:: Given instruction ::
Select the lines that hold the word "page" and copy each one.

:: Data entries ::

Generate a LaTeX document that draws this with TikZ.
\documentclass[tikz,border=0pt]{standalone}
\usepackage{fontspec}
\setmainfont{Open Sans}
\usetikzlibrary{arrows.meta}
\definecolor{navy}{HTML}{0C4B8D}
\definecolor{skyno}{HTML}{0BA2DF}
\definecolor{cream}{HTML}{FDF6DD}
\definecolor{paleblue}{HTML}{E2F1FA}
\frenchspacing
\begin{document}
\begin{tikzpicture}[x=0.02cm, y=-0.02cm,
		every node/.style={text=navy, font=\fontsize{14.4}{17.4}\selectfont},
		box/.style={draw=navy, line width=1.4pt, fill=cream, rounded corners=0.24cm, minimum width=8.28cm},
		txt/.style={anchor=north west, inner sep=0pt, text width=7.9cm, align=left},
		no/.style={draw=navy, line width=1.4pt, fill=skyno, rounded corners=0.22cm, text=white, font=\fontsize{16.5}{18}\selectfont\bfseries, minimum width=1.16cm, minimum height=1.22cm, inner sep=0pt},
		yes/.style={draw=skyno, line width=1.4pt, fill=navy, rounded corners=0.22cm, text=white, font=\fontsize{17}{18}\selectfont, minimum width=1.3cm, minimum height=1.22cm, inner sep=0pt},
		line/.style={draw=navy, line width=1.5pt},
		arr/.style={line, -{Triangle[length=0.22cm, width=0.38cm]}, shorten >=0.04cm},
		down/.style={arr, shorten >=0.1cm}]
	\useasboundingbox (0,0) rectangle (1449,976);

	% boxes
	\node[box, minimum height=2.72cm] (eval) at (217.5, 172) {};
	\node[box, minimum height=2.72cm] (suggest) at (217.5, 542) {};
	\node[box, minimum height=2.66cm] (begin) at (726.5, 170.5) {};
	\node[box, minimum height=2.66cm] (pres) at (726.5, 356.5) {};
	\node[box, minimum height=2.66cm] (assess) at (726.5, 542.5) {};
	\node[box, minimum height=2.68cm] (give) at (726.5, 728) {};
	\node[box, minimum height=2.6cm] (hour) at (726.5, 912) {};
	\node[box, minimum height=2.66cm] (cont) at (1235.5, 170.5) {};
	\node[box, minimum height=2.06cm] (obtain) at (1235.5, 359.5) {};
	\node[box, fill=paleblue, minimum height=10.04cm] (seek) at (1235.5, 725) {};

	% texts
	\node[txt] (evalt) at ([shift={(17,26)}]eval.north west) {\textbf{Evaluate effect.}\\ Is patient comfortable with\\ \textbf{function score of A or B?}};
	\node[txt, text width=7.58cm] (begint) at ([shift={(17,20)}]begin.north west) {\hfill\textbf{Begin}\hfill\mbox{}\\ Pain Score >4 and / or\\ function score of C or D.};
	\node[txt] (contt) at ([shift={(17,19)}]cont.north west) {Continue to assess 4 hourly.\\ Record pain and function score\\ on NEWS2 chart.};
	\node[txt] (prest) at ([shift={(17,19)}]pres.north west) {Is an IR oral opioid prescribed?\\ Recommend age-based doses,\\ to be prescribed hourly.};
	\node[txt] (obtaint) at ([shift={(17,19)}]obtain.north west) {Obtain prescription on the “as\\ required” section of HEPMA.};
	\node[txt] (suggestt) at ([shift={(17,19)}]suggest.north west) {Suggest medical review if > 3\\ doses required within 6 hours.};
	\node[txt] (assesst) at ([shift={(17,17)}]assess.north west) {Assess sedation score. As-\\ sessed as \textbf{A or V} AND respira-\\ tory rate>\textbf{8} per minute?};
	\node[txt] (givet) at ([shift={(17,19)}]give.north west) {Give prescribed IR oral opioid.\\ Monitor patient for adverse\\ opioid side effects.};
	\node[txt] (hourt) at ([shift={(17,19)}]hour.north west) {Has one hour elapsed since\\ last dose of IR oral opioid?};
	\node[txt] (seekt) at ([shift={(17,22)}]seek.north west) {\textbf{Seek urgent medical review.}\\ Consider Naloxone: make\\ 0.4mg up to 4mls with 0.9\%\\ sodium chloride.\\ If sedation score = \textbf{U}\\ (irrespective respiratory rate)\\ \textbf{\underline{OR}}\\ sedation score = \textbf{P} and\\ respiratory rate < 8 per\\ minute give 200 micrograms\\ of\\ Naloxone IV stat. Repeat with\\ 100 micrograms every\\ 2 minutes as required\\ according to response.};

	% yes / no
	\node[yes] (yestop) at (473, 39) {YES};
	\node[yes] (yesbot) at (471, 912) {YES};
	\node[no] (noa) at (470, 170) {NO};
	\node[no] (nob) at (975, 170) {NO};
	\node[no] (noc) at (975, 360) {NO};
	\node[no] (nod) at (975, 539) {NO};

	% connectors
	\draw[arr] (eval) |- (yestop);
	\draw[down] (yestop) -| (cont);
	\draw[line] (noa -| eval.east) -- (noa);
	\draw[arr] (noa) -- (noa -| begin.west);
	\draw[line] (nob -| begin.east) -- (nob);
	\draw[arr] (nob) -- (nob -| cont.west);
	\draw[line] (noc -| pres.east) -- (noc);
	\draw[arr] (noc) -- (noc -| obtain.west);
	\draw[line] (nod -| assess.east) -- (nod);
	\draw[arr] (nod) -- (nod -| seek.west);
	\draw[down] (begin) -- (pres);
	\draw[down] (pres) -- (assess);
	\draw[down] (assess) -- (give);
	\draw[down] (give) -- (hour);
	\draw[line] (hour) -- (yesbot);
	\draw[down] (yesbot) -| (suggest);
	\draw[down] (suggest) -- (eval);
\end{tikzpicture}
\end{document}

* * *

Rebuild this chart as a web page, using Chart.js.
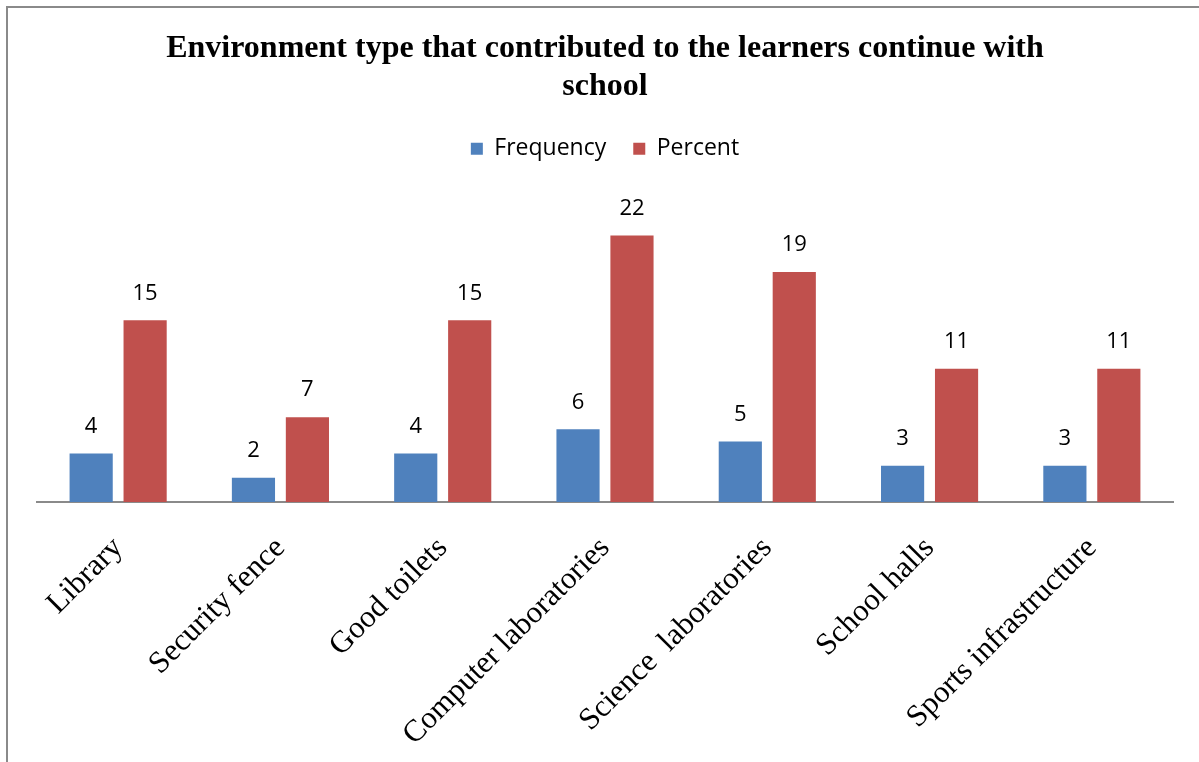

==

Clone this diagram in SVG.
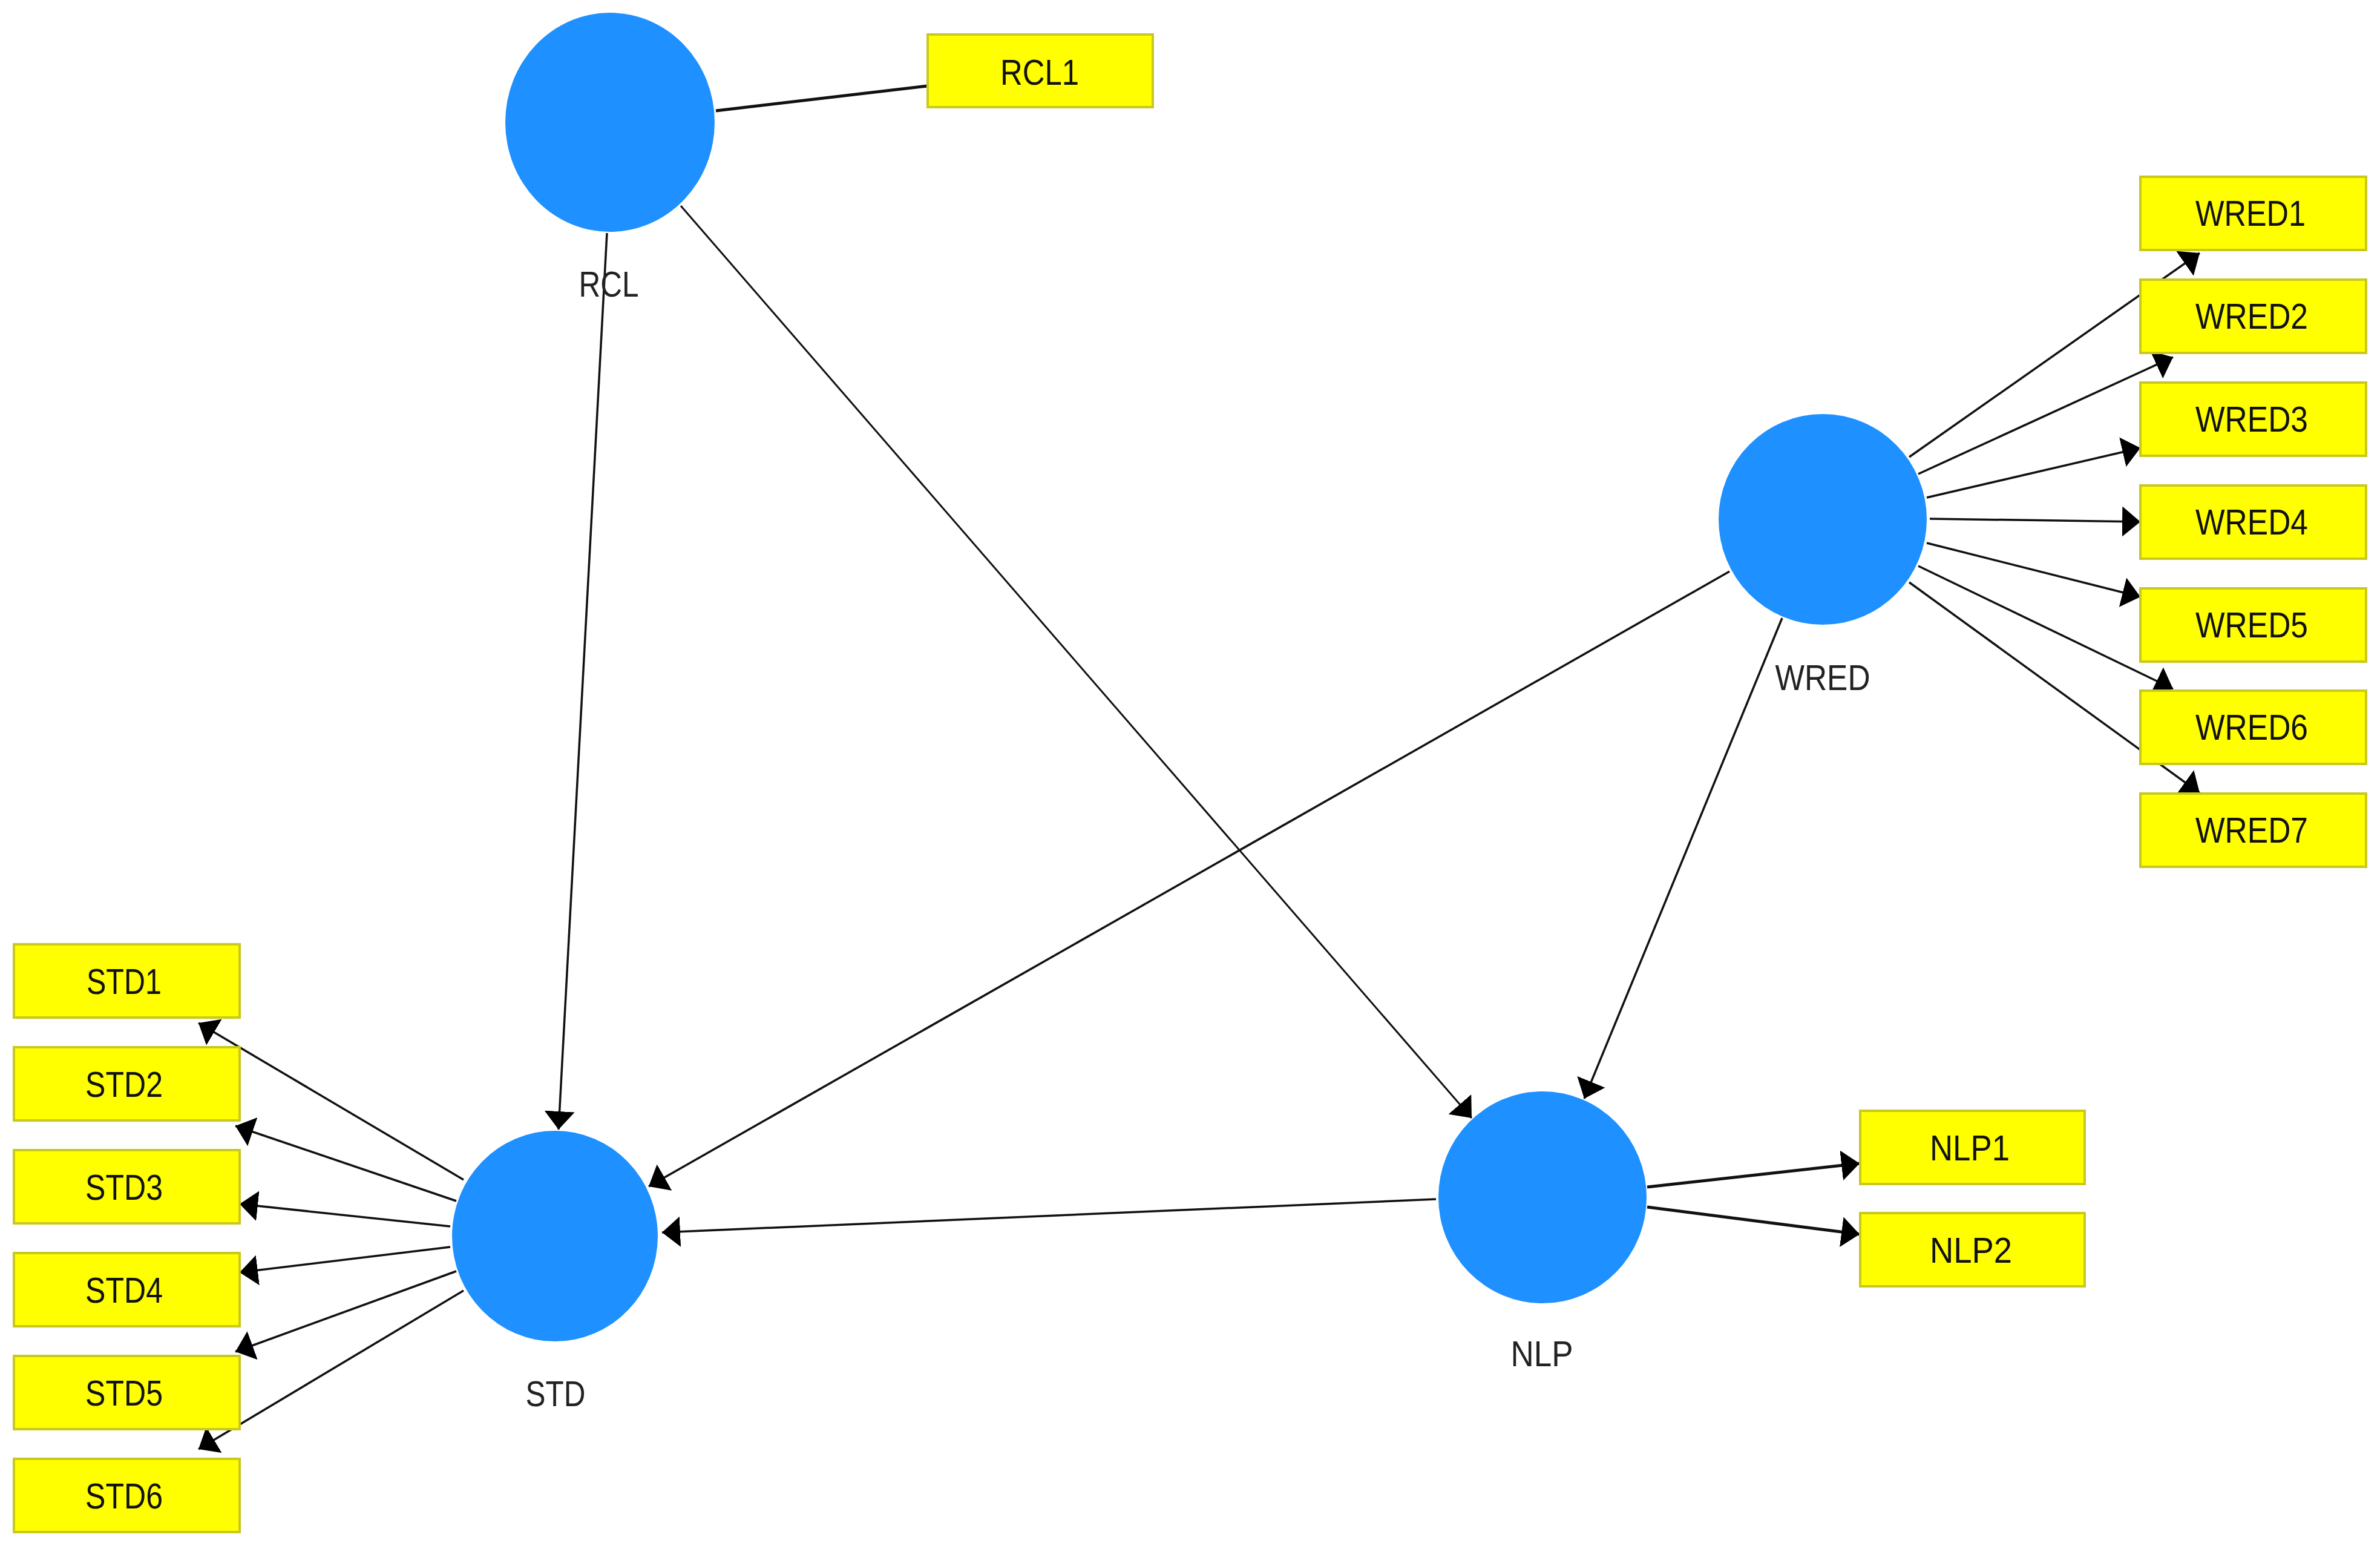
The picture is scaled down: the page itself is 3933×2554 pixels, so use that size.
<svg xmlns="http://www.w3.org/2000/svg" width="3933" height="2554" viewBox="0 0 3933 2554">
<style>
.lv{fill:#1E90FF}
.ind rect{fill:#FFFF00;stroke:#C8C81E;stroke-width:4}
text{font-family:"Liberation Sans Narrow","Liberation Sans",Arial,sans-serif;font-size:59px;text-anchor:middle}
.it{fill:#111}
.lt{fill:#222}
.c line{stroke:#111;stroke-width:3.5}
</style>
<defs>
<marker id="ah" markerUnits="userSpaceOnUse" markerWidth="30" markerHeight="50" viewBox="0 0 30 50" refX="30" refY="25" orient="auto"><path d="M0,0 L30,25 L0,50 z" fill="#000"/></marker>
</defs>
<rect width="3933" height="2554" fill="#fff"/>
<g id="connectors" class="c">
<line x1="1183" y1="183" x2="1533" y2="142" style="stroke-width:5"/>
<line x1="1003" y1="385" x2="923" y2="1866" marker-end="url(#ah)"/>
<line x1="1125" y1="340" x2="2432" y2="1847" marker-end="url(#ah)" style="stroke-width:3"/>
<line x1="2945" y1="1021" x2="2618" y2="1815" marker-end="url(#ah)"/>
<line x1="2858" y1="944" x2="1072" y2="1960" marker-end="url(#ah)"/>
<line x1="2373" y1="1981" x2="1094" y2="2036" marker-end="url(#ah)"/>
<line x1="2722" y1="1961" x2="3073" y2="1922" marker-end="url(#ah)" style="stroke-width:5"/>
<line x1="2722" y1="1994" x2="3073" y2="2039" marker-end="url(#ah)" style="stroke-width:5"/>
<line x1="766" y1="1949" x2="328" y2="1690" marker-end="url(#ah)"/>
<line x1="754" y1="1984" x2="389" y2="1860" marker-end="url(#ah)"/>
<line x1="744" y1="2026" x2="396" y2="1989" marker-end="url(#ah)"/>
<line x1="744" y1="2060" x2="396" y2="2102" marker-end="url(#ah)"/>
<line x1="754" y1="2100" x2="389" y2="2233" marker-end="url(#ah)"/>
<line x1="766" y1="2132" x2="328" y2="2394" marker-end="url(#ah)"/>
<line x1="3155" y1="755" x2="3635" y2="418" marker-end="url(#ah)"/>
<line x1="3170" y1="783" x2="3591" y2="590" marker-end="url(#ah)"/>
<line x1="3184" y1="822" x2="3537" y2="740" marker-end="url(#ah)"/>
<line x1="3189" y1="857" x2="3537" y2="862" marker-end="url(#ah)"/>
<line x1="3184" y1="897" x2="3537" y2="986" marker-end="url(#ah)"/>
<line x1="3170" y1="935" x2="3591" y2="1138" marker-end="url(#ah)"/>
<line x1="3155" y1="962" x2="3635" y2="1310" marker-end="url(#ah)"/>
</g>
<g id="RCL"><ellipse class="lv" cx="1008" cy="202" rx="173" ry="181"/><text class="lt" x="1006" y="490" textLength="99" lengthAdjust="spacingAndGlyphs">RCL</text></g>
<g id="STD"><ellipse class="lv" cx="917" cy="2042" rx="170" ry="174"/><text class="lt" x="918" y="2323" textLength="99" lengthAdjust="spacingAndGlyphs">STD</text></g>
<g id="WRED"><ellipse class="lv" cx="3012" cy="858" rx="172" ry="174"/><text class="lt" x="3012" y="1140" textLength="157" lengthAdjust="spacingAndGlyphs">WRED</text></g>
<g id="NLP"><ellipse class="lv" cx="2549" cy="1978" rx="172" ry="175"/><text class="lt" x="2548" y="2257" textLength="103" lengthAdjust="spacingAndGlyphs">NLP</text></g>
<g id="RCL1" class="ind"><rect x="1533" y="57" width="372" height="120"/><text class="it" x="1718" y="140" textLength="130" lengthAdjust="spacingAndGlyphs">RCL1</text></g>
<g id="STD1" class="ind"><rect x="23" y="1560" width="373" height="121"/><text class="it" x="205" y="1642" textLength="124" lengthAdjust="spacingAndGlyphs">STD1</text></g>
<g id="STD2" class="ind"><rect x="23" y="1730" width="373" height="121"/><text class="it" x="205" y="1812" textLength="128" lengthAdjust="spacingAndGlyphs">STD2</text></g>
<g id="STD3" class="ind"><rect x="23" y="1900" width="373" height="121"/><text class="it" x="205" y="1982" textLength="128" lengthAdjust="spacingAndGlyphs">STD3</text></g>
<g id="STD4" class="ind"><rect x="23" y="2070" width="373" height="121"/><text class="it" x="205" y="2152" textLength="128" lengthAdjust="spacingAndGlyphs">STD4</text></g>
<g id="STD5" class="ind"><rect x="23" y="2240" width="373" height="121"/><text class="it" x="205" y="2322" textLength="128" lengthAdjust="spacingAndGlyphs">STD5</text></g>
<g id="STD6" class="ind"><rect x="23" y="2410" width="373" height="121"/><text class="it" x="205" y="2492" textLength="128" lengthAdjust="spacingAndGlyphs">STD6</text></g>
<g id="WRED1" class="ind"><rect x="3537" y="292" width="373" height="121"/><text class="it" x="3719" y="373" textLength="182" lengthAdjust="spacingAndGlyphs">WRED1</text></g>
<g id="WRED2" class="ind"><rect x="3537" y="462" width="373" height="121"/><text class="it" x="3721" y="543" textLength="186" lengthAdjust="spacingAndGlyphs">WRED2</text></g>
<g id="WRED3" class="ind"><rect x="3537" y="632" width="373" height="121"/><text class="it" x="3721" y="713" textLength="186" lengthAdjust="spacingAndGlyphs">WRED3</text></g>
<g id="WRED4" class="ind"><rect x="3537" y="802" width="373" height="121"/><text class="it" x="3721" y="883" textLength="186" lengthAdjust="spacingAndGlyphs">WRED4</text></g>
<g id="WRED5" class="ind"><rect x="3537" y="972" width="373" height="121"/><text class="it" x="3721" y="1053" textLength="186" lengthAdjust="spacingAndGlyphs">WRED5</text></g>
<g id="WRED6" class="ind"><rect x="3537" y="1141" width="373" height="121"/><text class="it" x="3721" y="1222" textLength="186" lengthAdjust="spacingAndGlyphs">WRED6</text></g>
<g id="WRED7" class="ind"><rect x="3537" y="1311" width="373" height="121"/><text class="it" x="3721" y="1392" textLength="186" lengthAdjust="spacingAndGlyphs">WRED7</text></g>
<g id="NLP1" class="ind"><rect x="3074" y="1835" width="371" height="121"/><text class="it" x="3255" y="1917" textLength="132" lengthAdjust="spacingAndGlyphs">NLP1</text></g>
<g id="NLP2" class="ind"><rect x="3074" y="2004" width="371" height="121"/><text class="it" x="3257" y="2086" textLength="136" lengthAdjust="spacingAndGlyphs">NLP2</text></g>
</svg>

:: Complete answer ::
Rebuild this chart as a web page, using Chart.js.
The picture is scaled down: the page itself is 3933×2554 pixels, so use that size.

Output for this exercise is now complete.